Required task: Return all of the data exactly as written, without the pictures.

Data block:
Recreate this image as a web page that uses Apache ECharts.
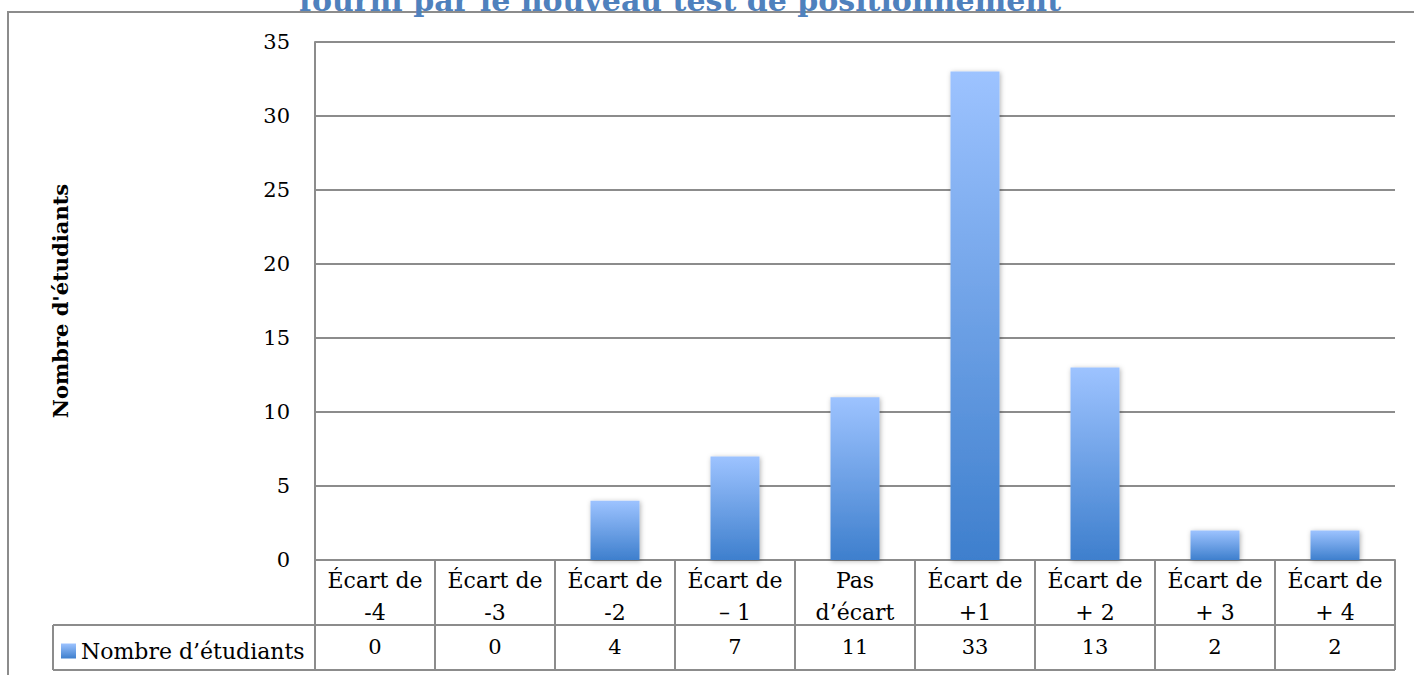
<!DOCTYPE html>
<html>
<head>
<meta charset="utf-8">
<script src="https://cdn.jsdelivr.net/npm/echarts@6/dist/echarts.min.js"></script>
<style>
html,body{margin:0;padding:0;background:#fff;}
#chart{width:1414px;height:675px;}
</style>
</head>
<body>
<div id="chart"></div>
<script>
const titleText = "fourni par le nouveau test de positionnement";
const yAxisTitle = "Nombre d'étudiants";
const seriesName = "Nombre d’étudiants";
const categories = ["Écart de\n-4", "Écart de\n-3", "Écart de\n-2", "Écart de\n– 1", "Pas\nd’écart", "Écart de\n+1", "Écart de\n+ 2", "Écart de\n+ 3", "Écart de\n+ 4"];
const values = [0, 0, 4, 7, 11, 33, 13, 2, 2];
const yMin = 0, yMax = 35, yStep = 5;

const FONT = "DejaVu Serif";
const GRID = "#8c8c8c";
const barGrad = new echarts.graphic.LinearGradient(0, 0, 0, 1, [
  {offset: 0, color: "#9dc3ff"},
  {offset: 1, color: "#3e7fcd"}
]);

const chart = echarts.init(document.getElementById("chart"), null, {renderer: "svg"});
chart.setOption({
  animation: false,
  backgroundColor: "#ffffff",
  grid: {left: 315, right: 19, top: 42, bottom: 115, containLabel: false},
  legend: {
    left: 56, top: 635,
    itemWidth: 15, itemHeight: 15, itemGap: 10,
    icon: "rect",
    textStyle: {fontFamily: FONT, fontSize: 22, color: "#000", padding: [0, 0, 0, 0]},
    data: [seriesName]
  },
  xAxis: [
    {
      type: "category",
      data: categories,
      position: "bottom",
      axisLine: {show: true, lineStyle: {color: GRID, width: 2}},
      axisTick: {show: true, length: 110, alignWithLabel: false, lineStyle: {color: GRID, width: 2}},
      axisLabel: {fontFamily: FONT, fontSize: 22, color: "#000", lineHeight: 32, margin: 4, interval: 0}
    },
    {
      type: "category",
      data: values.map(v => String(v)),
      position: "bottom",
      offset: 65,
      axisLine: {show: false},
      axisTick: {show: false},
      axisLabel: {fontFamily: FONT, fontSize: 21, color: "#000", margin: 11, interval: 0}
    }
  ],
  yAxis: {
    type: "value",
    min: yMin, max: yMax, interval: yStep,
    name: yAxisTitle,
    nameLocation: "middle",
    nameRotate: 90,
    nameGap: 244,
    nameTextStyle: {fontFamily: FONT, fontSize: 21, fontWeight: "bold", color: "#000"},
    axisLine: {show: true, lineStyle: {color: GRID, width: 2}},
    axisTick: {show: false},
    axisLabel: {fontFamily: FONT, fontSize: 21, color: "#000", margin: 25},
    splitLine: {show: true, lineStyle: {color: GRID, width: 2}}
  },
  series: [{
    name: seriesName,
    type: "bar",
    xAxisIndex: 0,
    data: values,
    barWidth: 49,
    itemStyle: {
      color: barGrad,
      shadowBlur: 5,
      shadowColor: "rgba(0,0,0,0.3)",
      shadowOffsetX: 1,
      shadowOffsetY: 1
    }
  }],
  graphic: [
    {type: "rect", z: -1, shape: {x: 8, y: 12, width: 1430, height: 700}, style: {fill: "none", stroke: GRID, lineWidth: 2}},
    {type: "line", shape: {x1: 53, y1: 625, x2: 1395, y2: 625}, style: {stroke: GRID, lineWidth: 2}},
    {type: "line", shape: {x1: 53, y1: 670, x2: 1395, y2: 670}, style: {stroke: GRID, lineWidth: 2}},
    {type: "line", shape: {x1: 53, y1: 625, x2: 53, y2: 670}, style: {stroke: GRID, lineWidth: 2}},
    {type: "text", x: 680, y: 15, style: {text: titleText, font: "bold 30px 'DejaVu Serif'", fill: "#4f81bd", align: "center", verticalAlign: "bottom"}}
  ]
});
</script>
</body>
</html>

Answer to the problem:
Recreate this image as a web page that uses Apache ECharts.
<!DOCTYPE html>
<html>
<head>
<meta charset="utf-8">
<script src="https://cdn.jsdelivr.net/npm/echarts@6/dist/echarts.min.js"></script>
<style>
html,body{margin:0;padding:0;background:#fff;}
#chart{width:1414px;height:675px;}
</style>
</head>
<body>
<div id="chart"></div>
<script>
const titleText = "fourni par le nouveau test de positionnement";
const yAxisTitle = "Nombre d'étudiants";
const seriesName = "Nombre d’étudiants";
const categories = ["Écart de\n-4", "Écart de\n-3", "Écart de\n-2", "Écart de\n– 1", "Pas\nd’écart", "Écart de\n+1", "Écart de\n+ 2", "Écart de\n+ 3", "Écart de\n+ 4"];
const values = [0, 0, 4, 7, 11, 33, 13, 2, 2];
const yMin = 0, yMax = 35, yStep = 5;

const FONT = "DejaVu Serif";
const GRID = "#8c8c8c";
const barGrad = new echarts.graphic.LinearGradient(0, 0, 0, 1, [
  {offset: 0, color: "#9dc3ff"},
  {offset: 1, color: "#3e7fcd"}
]);

const chart = echarts.init(document.getElementById("chart"), null, {renderer: "svg"});
chart.setOption({
  animation: false,
  backgroundColor: "#ffffff",
  grid: {left: 315, right: 19, top: 42, bottom: 115, containLabel: false},
  legend: {
    left: 56, top: 635,
    itemWidth: 15, itemHeight: 15, itemGap: 10,
    icon: "rect",
    textStyle: {fontFamily: FONT, fontSize: 22, color: "#000", padding: [0, 0, 0, 0]},
    data: [seriesName]
  },
  xAxis: [
    {
      type: "category",
      data: categories,
      position: "bottom",
      axisLine: {show: true, lineStyle: {color: GRID, width: 2}},
      axisTick: {show: true, length: 110, alignWithLabel: false, lineStyle: {color: GRID, width: 2}},
      axisLabel: {fontFamily: FONT, fontSize: 22, color: "#000", lineHeight: 32, margin: 4, interval: 0}
    },
    {
      type: "category",
      data: values.map(v => String(v)),
      position: "bottom",
      offset: 65,
      axisLine: {show: false},
      axisTick: {show: false},
      axisLabel: {fontFamily: FONT, fontSize: 21, color: "#000", margin: 11, interval: 0}
    }
  ],
  yAxis: {
    type: "value",
    min: yMin, max: yMax, interval: yStep,
    name: yAxisTitle,
    nameLocation: "middle",
    nameRotate: 90,
    nameGap: 244,
    nameTextStyle: {fontFamily: FONT, fontSize: 21, fontWeight: "bold", color: "#000"},
    axisLine: {show: true, lineStyle: {color: GRID, width: 2}},
    axisTick: {show: false},
    axisLabel: {fontFamily: FONT, fontSize: 21, color: "#000", margin: 25},
    splitLine: {show: true, lineStyle: {color: GRID, width: 2}}
  },
  series: [{
    name: seriesName,
    type: "bar",
    xAxisIndex: 0,
    data: values,
    barWidth: 49,
    itemStyle: {
      color: barGrad,
      shadowBlur: 5,
      shadowColor: "rgba(0,0,0,0.3)",
      shadowOffsetX: 1,
      shadowOffsetY: 1
    }
  }],
  graphic: [
    {type: "rect", z: -1, shape: {x: 8, y: 12, width: 1430, height: 700}, style: {fill: "none", stroke: GRID, lineWidth: 2}},
    {type: "line", shape: {x1: 53, y1: 625, x2: 1395, y2: 625}, style: {stroke: GRID, lineWidth: 2}},
    {type: "line", shape: {x1: 53, y1: 670, x2: 1395, y2: 670}, style: {stroke: GRID, lineWidth: 2}},
    {type: "line", shape: {x1: 53, y1: 625, x2: 53, y2: 670}, style: {stroke: GRID, lineWidth: 2}},
    {type: "text", x: 680, y: 15, style: {text: titleText, font: "bold 30px 'DejaVu Serif'", fill: "#4f81bd", align: "center", verticalAlign: "bottom"}}
  ]
});
</script>
</body>
</html>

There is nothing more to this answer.